You see, in Hebrew thought, life is meant to be lived and experienced passionately. When the ark of the covenant was returned to Jerusalem (2 Sa. 6:12-22), it says that David – the king of Israel – went whirling and spinning before the Ark of the Lord. That was something completely normal! Check out Ps. 149:3: “Let them praise His name with dancing; Let them sing praises to Him with timbrel and lyre.” I like the Message Bible’s translation: “Let them praise his name in dance; strike up the band and make great music!”

That is the truth. In Hebrew culture, life – and worship – was something that you lived passionately, flowing out of your heart. God wasn’t something to be analyzed, understood by human reasoning – He was someone to be experienced, to be tasted and seen (Ps. 34:8). He was something to be lived – with your whole heart. In the course of that experience, you would understand facts and knowledge – but it would always flow out of the love relationship with your heavenly Father that you were experiencing in your heart, day by day.

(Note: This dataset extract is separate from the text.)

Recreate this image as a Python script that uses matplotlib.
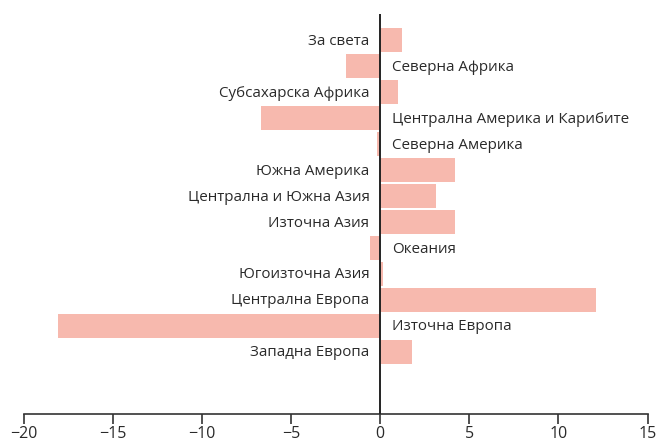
import matplotlib
matplotlib.use("Agg")
import matplotlib.pyplot as plt

regions = ["За света", "Северна Африка", "Субсахарска Африка",
           "Централна Америка и Карибите", "Северна Америка", "Южна Америка",
           "Централна и Южна Азия", "Източна Азия", "Океания",
           "Югоизточна Азия", "Централна Европа", "Източна Европа",
           "Западна Европа"]
values = [1.2, -1.9, 1.0, -6.7, -0.2, 4.2, 3.1, 4.2, -0.6, 0.15, 12.1, -18.1, 1.8]
xticks = [-20, -15, -10, -5, 0, 5, 10, 15]

plt.rcParams['font.family'] = ['Open Sans', 'DejaVu Sans']
fig = plt.figure(figsize=(6.57, 4.42), dpi=100)
L, R = 24.0, 647.5
ax = fig.add_axes([L / 657, 0.0643, (R - L) / 657, 0.9037])

ypos = list(range(len(regions)))
ax.barh(ypos, values, height=0.92, color="#F7B9AE", zorder=2)
ax.set_ylim(len(regions) - 1 + 2.37, -1)
ax.set_xlim(-20, 15)
ax.axvline(0, color="#222222", lw=1.4, zorder=3)

for y, name, v in zip(ypos, regions, values):
    if v >= 0:
        ax.annotate(name, (0, y), xytext=(-7.8, -0.7), textcoords="offset points",
                    ha="right", va="center", fontsize=10.9, color="#2a2a2a")
    else:
        ax.annotate(name, (0, y), xytext=(8.3, -0.7), textcoords="offset points",
                    ha="left", va="center", fontsize=10.9, color="#2a2a2a")

ax.set_xticks(xticks)
ax.set_xticklabels([("\u2212" + str(-t)) if t < 0 else str(t) for t in xticks])
ax.tick_params(axis="x", length=7, width=1.2, color="#333333", pad=2,
               labelsize=11.5, labelcolor="#2a2a2a")
ax.set_yticks([])
for s in ["top", "right", "left"]:
    ax.spines[s].set_visible(False)
ax.spines["bottom"].set_color("#333333")
ax.spines["bottom"].set_linewidth(1.2)

fig.savefig("out.png", dpi=100)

Coming up next: Part 3 – what it all means for you as a believer today: moving from a head knowing into a heart experience.

Until next time!
H.B.

3 comments:

B.I.Y. said...

Keep the fire burning. He is an all-consuming fire!
For the Lord your God is a consuming fire, a jealous God.Deuteronomy 4:24. Hmmm. Jealousy sounds pretty emotional to me. This is in the context of His Covenant or marriage to Israel. His Psaaion is a Fire which "eats" or absorbs fully all that I am. He is fierce in His Love. This is what the cross is about a Lover who will give it all to possess His Beloved. Not very cerebral.

tanoshimini said...

Woooooooooooow I love your blog!!!!!! Your words are powerful!!!!! I can understand God's word better!!! Thank you!!!!!!

Anonymous said...

this was pretty powerful. Can you please do more. I know it's many years gone, but these are huge insights. Come'on! Write more posts!